#### Data shown:

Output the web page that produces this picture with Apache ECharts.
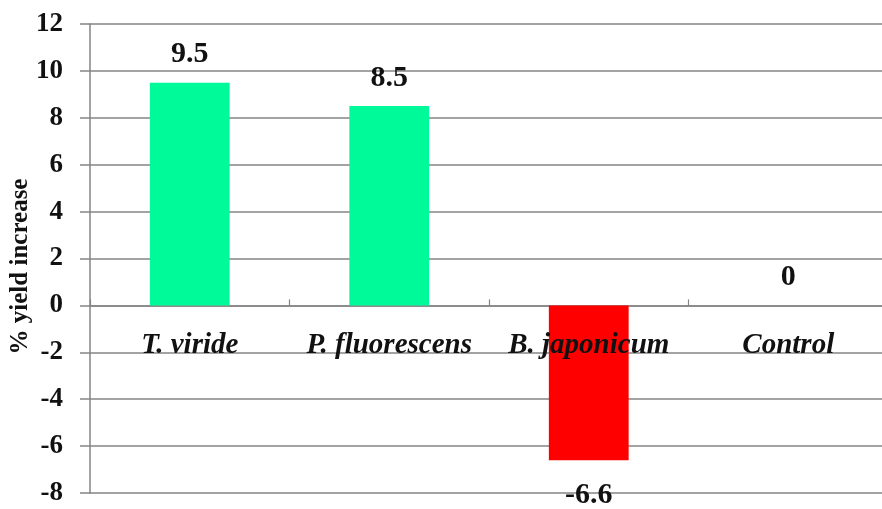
<!DOCTYPE html>
<html>
<head>
<meta charset="utf-8">
<script src="https://cdn.jsdelivr.net/npm/echarts@6/dist/echarts.min.js"></script>
<style>
  html, body { margin: 0; padding: 0; background: #ffffff; }
  #chart { width: 882px; height: 509px; }
</style>
</head>
<body>
<div id="chart"></div>
<script>
// Treatments and their % yield increase
const categories = ['T. viride', 'P. fluorescens', 'B. japonicum', 'Control'];
const yieldIncrease = [9.5, 8.5, -6.6, 0];
const barColors = ['#00FA9A', '#00FA9A', '#FF0000', '#00FA9A'];
const yTicks = { min: -8, max: 12, interval: 2 };

const serif = '"Liberation Serif", "Times New Roman", serif';
const axisGray = '#858585';

const chart = echarts.init(document.getElementById('chart'), null, { renderer: 'canvas' });

chart.setOption({
  animation: false,
  backgroundColor: '#ffffff',
  grid: {
    left: 90, top: 24, width: 798, bottom: 16,
    containLabel: false,
    outerBoundsMode: 'none'
  },
  xAxis: {
    type: 'category',
    data: categories,
    axisLine: { onZero: true, lineStyle: { color: axisGray, width: 1.5 } },
    axisTick: { show: true, inside: true, length: 6, lineStyle: { color: axisGray, width: 1.2 } },
    axisLabel: { show: false }
  },
  yAxis: {
    type: 'value',
    min: yTicks.min,
    max: yTicks.max,
    interval: yTicks.interval,
    name: '% yield increase',
    nameLocation: 'middle',
    nameGap: 57,
    nameRotate: 90,
    nameMoveOverlap: false,
    nameTextStyle: {
      color: '#111', fontFamily: serif, fontWeight: 'bold', fontSize: 25,
      padding: [0, 16, 0, 0]
    },
    axisLine: { show: true, lineStyle: { color: axisGray, width: 1.5 } },
    axisTick: { show: true, length: 10, lineStyle: { color: axisGray, width: 1.5 } },
    axisLabel: {
      margin: 27,
      color: '#111',
      fontFamily: serif,
      fontWeight: 'bold',
      fontSize: 27
    },
    splitLine: { show: true, lineStyle: { color: axisGray, width: 1.5 } }
  },
  series: [
    {
      type: 'bar',
      data: yieldIncrease.map((v, i) => ({
        value: v,
        itemStyle: { color: barColors[i] },
        label: v < 0 ? { position: 'bottom', distance: 20 } : { position: 'top', distance: 13 }
      })),
      barWidth: '40%',
      label: {
        show: true,
        color: '#111',
        fontFamily: serif,
        fontWeight: 'bold',
        fontSize: 30,
        formatter: p => String(p.value)
      }
    },
    {
      // category names sit just under the zero line
      type: 'scatter',
      data: categories.map(c => [c, 0]),
      symbolSize: 0,
      silent: true,
      z: 5,
      itemStyle: { opacity: 1 },
      label: {
        show: true,
        position: 'bottom',
        distance: 26,
        color: '#111',
        fontFamily: serif,
        fontStyle: 'italic',
        fontWeight: 'bold',
        fontSize: 29,
        formatter: p => categories[p.dataIndex]
      }
    }
  ]
});
</script>
</body>
</html>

#### What to work on:
Restate the whole listing above exactly, except for its images.

#### Solution for this task:
Output the web page that produces this picture with Apache ECharts.
<!DOCTYPE html>
<html>
<head>
<meta charset="utf-8">
<script src="https://cdn.jsdelivr.net/npm/echarts@6/dist/echarts.min.js"></script>
<style>
  html, body { margin: 0; padding: 0; background: #ffffff; }
  #chart { width: 882px; height: 509px; }
</style>
</head>
<body>
<div id="chart"></div>
<script>
// Treatments and their % yield increase
const categories = ['T. viride', 'P. fluorescens', 'B. japonicum', 'Control'];
const yieldIncrease = [9.5, 8.5, -6.6, 0];
const barColors = ['#00FA9A', '#00FA9A', '#FF0000', '#00FA9A'];
const yTicks = { min: -8, max: 12, interval: 2 };

const serif = '"Liberation Serif", "Times New Roman", serif';
const axisGray = '#858585';

const chart = echarts.init(document.getElementById('chart'), null, { renderer: 'canvas' });

chart.setOption({
  animation: false,
  backgroundColor: '#ffffff',
  grid: {
    left: 90, top: 24, width: 798, bottom: 16,
    containLabel: false,
    outerBoundsMode: 'none'
  },
  xAxis: {
    type: 'category',
    data: categories,
    axisLine: { onZero: true, lineStyle: { color: axisGray, width: 1.5 } },
    axisTick: { show: true, inside: true, length: 6, lineStyle: { color: axisGray, width: 1.2 } },
    axisLabel: { show: false }
  },
  yAxis: {
    type: 'value',
    min: yTicks.min,
    max: yTicks.max,
    interval: yTicks.interval,
    name: '% yield increase',
    nameLocation: 'middle',
    nameGap: 57,
    nameRotate: 90,
    nameMoveOverlap: false,
    nameTextStyle: {
      color: '#111', fontFamily: serif, fontWeight: 'bold', fontSize: 25,
      padding: [0, 16, 0, 0]
    },
    axisLine: { show: true, lineStyle: { color: axisGray, width: 1.5 } },
    axisTick: { show: true, length: 10, lineStyle: { color: axisGray, width: 1.5 } },
    axisLabel: {
      margin: 27,
      color: '#111',
      fontFamily: serif,
      fontWeight: 'bold',
      fontSize: 27
    },
    splitLine: { show: true, lineStyle: { color: axisGray, width: 1.5 } }
  },
  series: [
    {
      type: 'bar',
      data: yieldIncrease.map((v, i) => ({
        value: v,
        itemStyle: { color: barColors[i] },
        label: v < 0 ? { position: 'bottom', distance: 20 } : { position: 'top', distance: 13 }
      })),
      barWidth: '40%',
      label: {
        show: true,
        color: '#111',
        fontFamily: serif,
        fontWeight: 'bold',
        fontSize: 30,
        formatter: p => String(p.value)
      }
    },
    {
      // category names sit just under the zero line
      type: 'scatter',
      data: categories.map(c => [c, 0]),
      symbolSize: 0,
      silent: true,
      z: 5,
      itemStyle: { opacity: 1 },
      label: {
        show: true,
        position: 'bottom',
        distance: 26,
        color: '#111',
        fontFamily: serif,
        fontStyle: 'italic',
        fontWeight: 'bold',
        fontSize: 29,
        formatter: p => categories[p.dataIndex]
      }
    }
  ]
});
</script>
</body>
</html>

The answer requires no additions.